**What you will do:** Using the records that follow, reproduce exactly the lines starting at the line containing "Convert this chart to Altair code." and ending at the line containing "99.65, 99.75, 99.8, 99.8, 99.4, 99.25, 99.3, 99.4, 99.5]". Include both end lines and no pictures.

**Given records:**
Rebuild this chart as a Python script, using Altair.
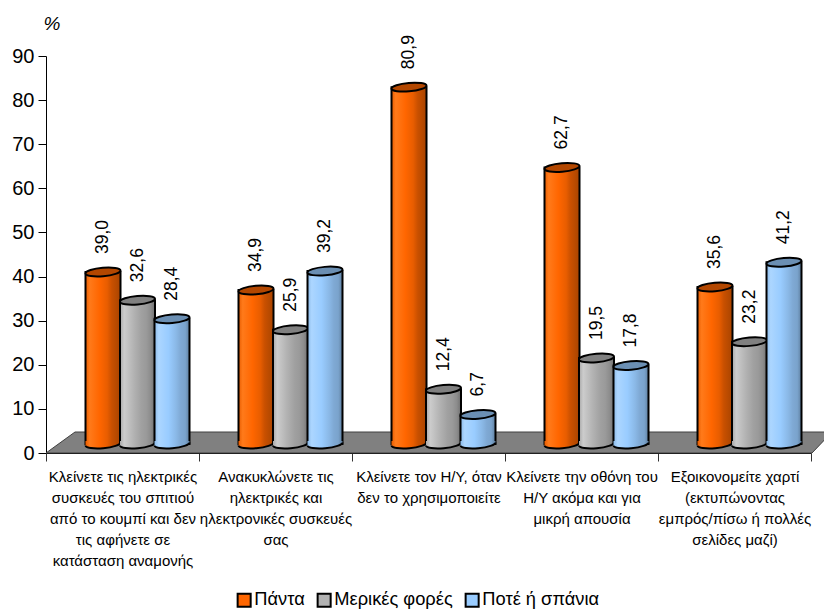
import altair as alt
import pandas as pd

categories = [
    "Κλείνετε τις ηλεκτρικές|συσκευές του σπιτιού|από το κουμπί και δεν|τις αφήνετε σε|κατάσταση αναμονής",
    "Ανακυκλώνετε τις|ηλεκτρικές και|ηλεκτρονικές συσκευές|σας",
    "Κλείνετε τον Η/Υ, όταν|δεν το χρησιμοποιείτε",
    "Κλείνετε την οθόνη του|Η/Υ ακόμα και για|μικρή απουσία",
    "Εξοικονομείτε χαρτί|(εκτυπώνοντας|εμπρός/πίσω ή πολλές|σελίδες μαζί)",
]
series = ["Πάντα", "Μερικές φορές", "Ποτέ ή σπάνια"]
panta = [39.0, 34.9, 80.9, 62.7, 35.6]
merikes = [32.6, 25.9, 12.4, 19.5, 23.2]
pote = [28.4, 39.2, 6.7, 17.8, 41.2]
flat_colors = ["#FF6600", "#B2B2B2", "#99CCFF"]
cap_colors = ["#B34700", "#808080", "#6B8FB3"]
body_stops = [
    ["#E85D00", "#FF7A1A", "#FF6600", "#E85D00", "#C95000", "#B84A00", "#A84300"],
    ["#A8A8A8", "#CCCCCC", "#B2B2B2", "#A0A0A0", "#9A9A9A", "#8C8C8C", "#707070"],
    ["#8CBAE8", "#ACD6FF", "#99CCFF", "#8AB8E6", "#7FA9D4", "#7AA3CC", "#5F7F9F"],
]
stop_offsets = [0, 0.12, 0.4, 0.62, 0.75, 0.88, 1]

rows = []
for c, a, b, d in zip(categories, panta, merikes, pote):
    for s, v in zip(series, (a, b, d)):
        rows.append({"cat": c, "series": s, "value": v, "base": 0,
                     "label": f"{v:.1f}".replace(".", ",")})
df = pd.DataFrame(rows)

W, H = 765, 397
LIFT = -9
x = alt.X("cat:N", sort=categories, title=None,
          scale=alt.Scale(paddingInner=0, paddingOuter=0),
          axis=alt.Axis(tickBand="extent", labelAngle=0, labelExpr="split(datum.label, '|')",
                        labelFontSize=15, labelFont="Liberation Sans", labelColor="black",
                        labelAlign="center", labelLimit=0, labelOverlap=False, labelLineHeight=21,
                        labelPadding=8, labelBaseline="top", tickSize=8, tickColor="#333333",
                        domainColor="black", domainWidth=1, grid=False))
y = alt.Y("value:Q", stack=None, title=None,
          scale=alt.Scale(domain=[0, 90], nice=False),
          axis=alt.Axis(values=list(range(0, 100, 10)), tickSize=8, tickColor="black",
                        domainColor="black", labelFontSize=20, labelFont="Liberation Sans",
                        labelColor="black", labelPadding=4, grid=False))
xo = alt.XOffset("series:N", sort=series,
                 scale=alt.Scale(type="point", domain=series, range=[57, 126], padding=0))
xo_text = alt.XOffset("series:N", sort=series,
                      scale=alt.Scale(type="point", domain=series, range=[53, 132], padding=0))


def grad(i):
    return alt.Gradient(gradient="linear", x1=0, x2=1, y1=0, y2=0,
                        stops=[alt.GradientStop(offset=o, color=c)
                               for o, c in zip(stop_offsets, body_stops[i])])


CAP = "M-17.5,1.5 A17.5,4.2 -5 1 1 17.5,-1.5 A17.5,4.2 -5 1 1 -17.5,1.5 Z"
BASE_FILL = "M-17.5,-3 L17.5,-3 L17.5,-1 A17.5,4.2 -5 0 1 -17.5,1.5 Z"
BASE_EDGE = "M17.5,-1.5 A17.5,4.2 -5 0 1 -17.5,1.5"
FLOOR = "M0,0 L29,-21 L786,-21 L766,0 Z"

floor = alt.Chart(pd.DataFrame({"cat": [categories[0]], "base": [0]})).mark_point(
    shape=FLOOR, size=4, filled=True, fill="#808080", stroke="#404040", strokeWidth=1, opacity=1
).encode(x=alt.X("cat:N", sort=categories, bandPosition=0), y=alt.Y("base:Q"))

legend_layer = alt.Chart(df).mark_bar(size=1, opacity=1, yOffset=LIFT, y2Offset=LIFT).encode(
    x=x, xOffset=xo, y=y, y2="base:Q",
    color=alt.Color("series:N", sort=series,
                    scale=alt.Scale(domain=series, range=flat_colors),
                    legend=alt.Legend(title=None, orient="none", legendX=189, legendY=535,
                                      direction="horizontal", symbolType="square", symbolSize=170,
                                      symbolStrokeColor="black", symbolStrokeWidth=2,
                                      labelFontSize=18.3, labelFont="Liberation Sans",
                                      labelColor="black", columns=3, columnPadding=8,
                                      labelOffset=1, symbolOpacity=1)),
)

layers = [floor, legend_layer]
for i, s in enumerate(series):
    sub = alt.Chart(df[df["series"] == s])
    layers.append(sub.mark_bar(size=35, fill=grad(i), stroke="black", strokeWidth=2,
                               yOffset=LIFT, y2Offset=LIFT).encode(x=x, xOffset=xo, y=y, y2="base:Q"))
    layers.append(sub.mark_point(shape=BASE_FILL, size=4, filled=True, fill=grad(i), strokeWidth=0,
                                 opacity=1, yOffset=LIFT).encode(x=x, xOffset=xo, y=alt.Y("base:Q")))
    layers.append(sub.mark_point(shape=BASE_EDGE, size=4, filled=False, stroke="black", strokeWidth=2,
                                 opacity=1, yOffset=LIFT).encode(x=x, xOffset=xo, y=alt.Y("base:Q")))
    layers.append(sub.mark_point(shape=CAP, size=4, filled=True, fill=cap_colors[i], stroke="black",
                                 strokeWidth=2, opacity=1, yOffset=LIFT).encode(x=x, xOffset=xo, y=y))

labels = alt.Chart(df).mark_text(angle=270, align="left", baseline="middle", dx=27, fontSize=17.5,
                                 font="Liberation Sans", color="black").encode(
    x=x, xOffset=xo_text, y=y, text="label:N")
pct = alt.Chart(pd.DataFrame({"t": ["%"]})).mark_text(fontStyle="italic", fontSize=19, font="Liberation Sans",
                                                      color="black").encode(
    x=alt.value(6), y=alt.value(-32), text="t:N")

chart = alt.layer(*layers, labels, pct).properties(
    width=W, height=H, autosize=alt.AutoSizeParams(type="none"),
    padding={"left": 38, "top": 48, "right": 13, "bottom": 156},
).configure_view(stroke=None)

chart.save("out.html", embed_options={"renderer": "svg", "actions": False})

* * *

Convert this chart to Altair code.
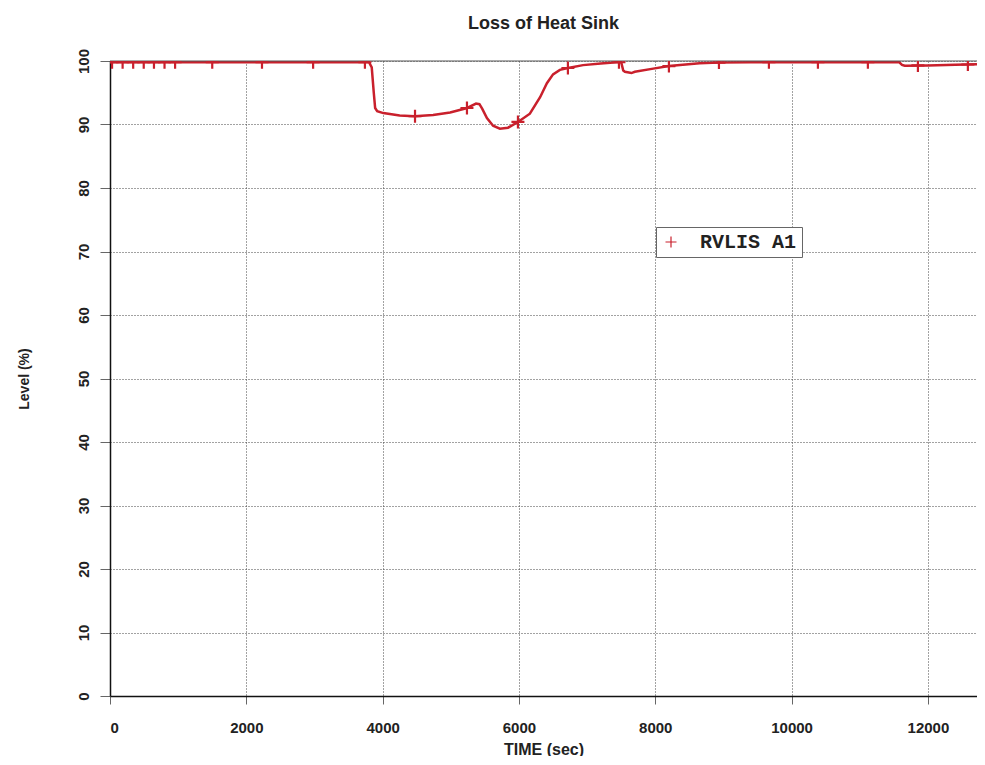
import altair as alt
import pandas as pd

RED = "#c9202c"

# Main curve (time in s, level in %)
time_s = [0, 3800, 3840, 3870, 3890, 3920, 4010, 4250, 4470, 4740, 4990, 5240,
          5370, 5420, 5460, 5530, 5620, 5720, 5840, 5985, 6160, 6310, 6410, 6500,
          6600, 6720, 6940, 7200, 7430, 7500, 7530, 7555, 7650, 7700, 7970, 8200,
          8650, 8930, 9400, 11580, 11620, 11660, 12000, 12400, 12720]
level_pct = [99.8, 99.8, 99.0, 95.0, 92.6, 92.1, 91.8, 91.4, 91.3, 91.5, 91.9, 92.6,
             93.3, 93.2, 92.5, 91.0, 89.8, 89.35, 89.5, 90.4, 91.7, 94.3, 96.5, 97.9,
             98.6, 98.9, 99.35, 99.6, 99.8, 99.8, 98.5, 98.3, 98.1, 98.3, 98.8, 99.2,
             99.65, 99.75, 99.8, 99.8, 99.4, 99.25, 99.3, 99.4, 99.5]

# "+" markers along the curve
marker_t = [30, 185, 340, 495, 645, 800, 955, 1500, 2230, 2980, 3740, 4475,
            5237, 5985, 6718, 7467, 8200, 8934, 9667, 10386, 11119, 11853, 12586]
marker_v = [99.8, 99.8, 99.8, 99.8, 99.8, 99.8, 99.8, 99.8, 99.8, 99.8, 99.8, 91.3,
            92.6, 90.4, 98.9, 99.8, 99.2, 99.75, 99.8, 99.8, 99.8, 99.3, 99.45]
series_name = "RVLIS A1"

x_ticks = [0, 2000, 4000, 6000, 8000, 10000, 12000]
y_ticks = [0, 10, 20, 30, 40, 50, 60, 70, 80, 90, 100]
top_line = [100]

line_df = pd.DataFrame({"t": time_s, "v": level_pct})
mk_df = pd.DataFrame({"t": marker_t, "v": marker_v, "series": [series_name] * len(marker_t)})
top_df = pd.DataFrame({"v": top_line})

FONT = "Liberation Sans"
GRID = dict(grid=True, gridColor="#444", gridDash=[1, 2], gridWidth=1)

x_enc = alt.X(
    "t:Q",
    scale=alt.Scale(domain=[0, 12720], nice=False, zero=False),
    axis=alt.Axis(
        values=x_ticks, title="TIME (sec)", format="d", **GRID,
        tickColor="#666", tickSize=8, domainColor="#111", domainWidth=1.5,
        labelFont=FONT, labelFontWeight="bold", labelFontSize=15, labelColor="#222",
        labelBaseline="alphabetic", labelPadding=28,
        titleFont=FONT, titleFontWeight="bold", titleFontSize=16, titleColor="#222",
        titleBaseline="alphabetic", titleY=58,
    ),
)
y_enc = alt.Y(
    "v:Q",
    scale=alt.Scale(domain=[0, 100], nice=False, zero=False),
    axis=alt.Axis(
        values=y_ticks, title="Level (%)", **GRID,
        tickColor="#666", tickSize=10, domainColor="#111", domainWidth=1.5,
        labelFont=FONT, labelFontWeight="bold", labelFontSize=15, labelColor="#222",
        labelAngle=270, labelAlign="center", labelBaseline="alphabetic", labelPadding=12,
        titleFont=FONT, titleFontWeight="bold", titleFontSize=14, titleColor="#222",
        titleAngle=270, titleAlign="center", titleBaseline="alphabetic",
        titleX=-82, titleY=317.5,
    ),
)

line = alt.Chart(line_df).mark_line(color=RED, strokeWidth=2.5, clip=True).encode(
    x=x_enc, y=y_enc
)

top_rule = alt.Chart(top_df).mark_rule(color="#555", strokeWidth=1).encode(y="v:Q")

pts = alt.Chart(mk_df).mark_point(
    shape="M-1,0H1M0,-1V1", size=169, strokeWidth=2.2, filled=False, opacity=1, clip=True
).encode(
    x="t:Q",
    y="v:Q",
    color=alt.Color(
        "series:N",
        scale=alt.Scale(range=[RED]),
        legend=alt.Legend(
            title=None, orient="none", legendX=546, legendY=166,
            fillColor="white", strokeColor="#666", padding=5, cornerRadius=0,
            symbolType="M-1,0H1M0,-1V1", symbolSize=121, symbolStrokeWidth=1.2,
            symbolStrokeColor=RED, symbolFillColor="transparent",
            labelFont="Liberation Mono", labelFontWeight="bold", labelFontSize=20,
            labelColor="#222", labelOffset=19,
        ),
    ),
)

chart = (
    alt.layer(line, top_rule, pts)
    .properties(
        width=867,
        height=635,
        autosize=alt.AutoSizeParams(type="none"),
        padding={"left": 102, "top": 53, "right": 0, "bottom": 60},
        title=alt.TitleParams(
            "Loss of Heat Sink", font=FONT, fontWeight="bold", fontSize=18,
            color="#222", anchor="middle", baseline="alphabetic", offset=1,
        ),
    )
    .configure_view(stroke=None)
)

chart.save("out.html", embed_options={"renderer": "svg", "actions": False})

---

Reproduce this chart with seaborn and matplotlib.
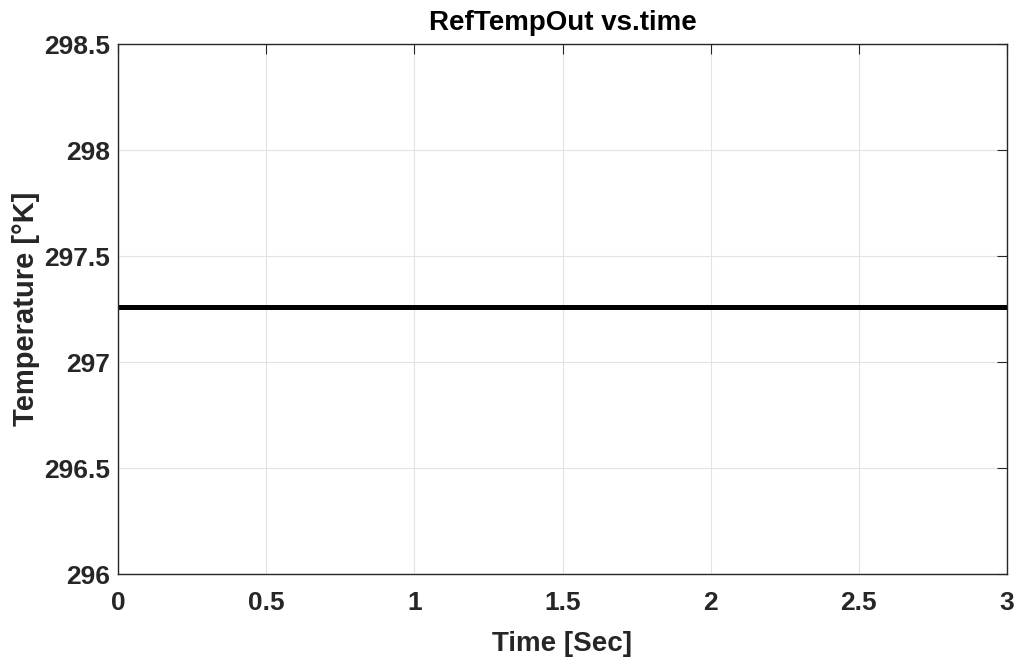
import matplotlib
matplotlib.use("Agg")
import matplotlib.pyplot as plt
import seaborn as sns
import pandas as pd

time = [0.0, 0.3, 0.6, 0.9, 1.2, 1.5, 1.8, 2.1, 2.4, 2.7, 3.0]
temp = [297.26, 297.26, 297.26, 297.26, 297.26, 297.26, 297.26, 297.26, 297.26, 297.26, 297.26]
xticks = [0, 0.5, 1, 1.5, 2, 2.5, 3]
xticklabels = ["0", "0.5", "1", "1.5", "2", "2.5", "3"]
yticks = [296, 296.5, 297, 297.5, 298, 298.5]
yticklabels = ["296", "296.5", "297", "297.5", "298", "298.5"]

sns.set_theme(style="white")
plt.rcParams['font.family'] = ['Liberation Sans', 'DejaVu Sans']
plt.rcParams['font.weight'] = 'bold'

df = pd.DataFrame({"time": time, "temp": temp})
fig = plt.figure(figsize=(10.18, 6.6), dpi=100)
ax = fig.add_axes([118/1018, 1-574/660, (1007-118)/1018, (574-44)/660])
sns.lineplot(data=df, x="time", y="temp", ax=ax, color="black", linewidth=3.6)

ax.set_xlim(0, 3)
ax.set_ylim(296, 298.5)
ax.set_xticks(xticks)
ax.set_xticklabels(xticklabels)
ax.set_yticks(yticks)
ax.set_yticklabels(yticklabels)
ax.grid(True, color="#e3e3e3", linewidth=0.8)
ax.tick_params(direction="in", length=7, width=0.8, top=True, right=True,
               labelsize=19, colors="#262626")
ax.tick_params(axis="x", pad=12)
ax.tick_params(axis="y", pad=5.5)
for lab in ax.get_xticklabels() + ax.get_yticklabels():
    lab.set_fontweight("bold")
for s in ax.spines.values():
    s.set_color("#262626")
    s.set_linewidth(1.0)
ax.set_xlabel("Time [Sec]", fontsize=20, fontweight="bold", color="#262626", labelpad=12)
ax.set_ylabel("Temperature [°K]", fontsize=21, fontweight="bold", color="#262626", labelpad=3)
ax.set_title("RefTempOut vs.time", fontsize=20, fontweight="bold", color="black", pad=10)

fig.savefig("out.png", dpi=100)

**Result for this task:**
Convert this chart to Altair code.
import altair as alt
import pandas as pd

RED = "#c9202c"

# Main curve (time in s, level in %)
time_s = [0, 3800, 3840, 3870, 3890, 3920, 4010, 4250, 4470, 4740, 4990, 5240,
          5370, 5420, 5460, 5530, 5620, 5720, 5840, 5985, 6160, 6310, 6410, 6500,
          6600, 6720, 6940, 7200, 7430, 7500, 7530, 7555, 7650, 7700, 7970, 8200,
          8650, 8930, 9400, 11580, 11620, 11660, 12000, 12400, 12720]
level_pct = [99.8, 99.8, 99.0, 95.0, 92.6, 92.1, 91.8, 91.4, 91.3, 91.5, 91.9, 92.6,
             93.3, 93.2, 92.5, 91.0, 89.8, 89.35, 89.5, 90.4, 91.7, 94.3, 96.5, 97.9,
             98.6, 98.9, 99.35, 99.6, 99.8, 99.8, 98.5, 98.3, 98.1, 98.3, 98.8, 99.2,
             99.65, 99.75, 99.8, 99.8, 99.4, 99.25, 99.3, 99.4, 99.5]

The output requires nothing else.